Restaurant in 19th-century New York City

Browne's Chop House was a New York City restaurant that was popular with the theatrical crowd. It closed in 1925.

==History==
===Founding===
The establishment was founded by the actor George F. Browne as early as 1857 and at least by 1861 was an eating place for actors, known as the Green Room. It was originally located on Fourteenth Street near Wallack's Theatre, where Browne was a member of the company. It later moved to 33–35 West Twenty-Eighth Street and then to 31 West Twenty-Seventh Street. Frank Farrington bought it after Browne's death and owned it for thirty years.

The restaurant moved to 1424 Broadway, near Fortieth Street, around 1898, across the street from the Metropolitan Opera House and next door to the Empire Theatre. It walls were covered with play programs and signed photographs.

The New York Friars Club met regularly at the restaurant when the club was founded in 1904. Women were not permitted to dine there until the upstairs room was opened to them on Sundays starting in 1911.

===Closing===
Browne's closed at the end of June 1925. Its final owner, F. J. Farrington, blamed the growth of speakeasies and cafeterias for the closing, in addition to rising rents and the northward move of the theatrical district.

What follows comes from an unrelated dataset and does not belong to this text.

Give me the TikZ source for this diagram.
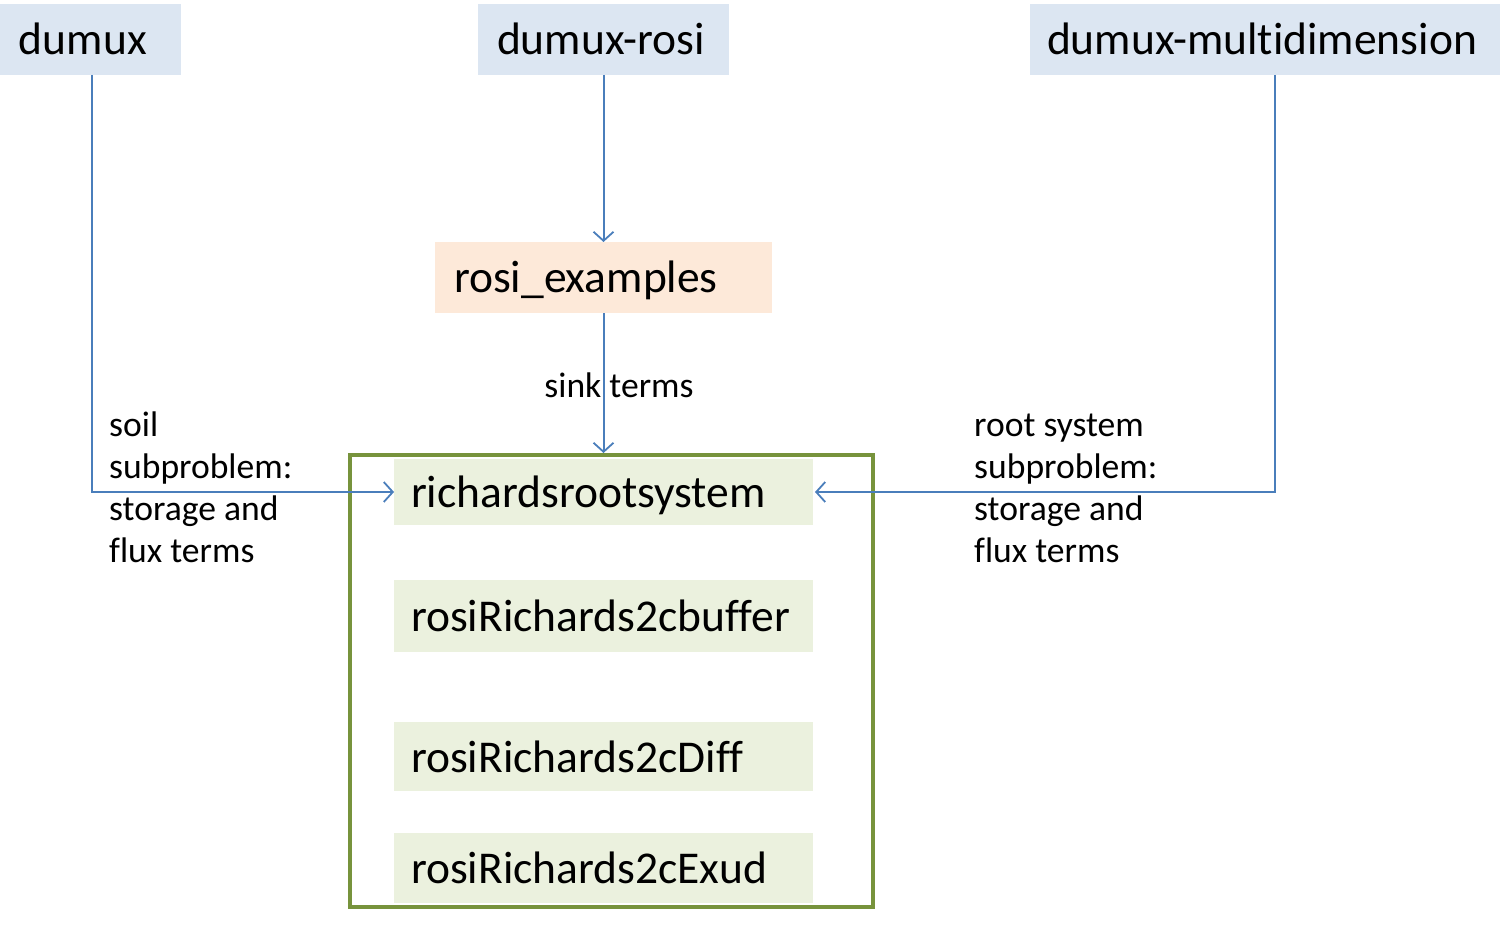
\documentclass[tikz,border=0pt]{standalone}
\usepackage{fontspec}
\setmainfont{Carlito}[Ligatures={NoCommon}]
\usetikzlibrary{arrows.meta}
\definecolor{boxblue}{HTML}{DCE6F2}
\definecolor{boxpeach}{HTML}{FDE9D9}
\definecolor{boxgreen}{HTML}{EBF1DE}
\definecolor{framegreen}{HTML}{77933C}
\definecolor{linkblue}{HTML}{4A7EBB}
\tikzset{
  bigbox/.style={anchor=north west, inner sep=0pt, outer sep=0pt, text height=36pt, text depth=5pt,
    font=\fontsize{45.5}{52}\selectfont, align=left},
  link/.style={draw=linkblue, line width=2pt, -{Straight Barb[length=9pt,width=20pt,line width=1.8pt]}},
  lbl/.style={anchor=base west, inner sep=0pt, align=left, font=\fontsize{35.6}{42}\selectfont}
}
\begin{document}
\begin{tikzpicture}[x=1pt,y=-1pt]
\useasboundingbox (0,0) rectangle (1500,928);
\node[bigbox, fill=boxblue, minimum width=181pt, minimum height=71pt, text width=181pt] (dumux) at (0,4) {\hspace*{19pt}dumux};
\node[bigbox, fill=boxblue, minimum width=251pt, minimum height=71pt, text width=251pt] (rosi) at (478,4) {\hspace*{19pt}dumux-rosi};
\node[bigbox, fill=boxblue, minimum width=470pt, minimum height=71pt, text width=470pt] (multi) at (1030,4) {\hspace*{17pt}dumux-multidimension};
\node[bigbox, fill=boxpeach, minimum width=337pt, minimum height=71pt, text width=337pt] (ex) at (435,242) {\hspace*{19pt}rosi\_examples};
\draw[framegreen, line width=4pt] (350,455) rectangle (873,907);
\node[bigbox, fill=boxgreen, minimum width=419pt, minimum height=66pt, text width=419pt] (rrs) at (394,459) {\hspace*{17pt}richardsrootsystem};
\node[bigbox, fill=boxgreen, minimum width=419pt, minimum height=72pt, text width=419pt] (buf) at (394,580) {\hspace*{17pt}rosiRichards2cbuffer};
\node[bigbox, fill=boxgreen, minimum width=419pt, minimum height=69pt, text width=419pt] (diff) at (394,722) {\hspace*{17pt}rosiRichards2cDiff};
\node[bigbox, fill=boxgreen, minimum width=419pt, minimum height=70pt, text width=419pt] (exud) at (394,833) {\hspace*{17pt}rosiRichards2cExud};
\draw[link] ([xshift=1.5pt]dumux.south) |- (rrs.west);
\draw[link] (rosi.south) -- (ex.north);
\draw[link] (ex.south) -- ([yshift=6pt]rrs.north);
\draw[link] ([xshift=10pt]multi.south) |- ([xshift=2pt]rrs.east);
\node[anchor=center, inner sep=0pt, font=\fontsize{35.6}{42}\selectfont] (sink) at (619,385) {sink terms};
\node[lbl] (soil) at (109,562) {soil\\subproblem:\\storage and\\flux terms};
\node[lbl] (root) at (974,562) {root system\\subproblem:\\storage and\\flux terms};
\end{tikzpicture}
\end{document}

After the closing of the restaurant, the furnishings and photographs were sold at a public auction. One collector bought all the memorabilia for $480. The owners of the Schrafft's restaurant chain leased the building for a tea room.

===Present day===
Today, the former location of Browne's and the Empire Theatre is occupied by a 22-story office building built for Lowenstein & Sons, completed in 1956.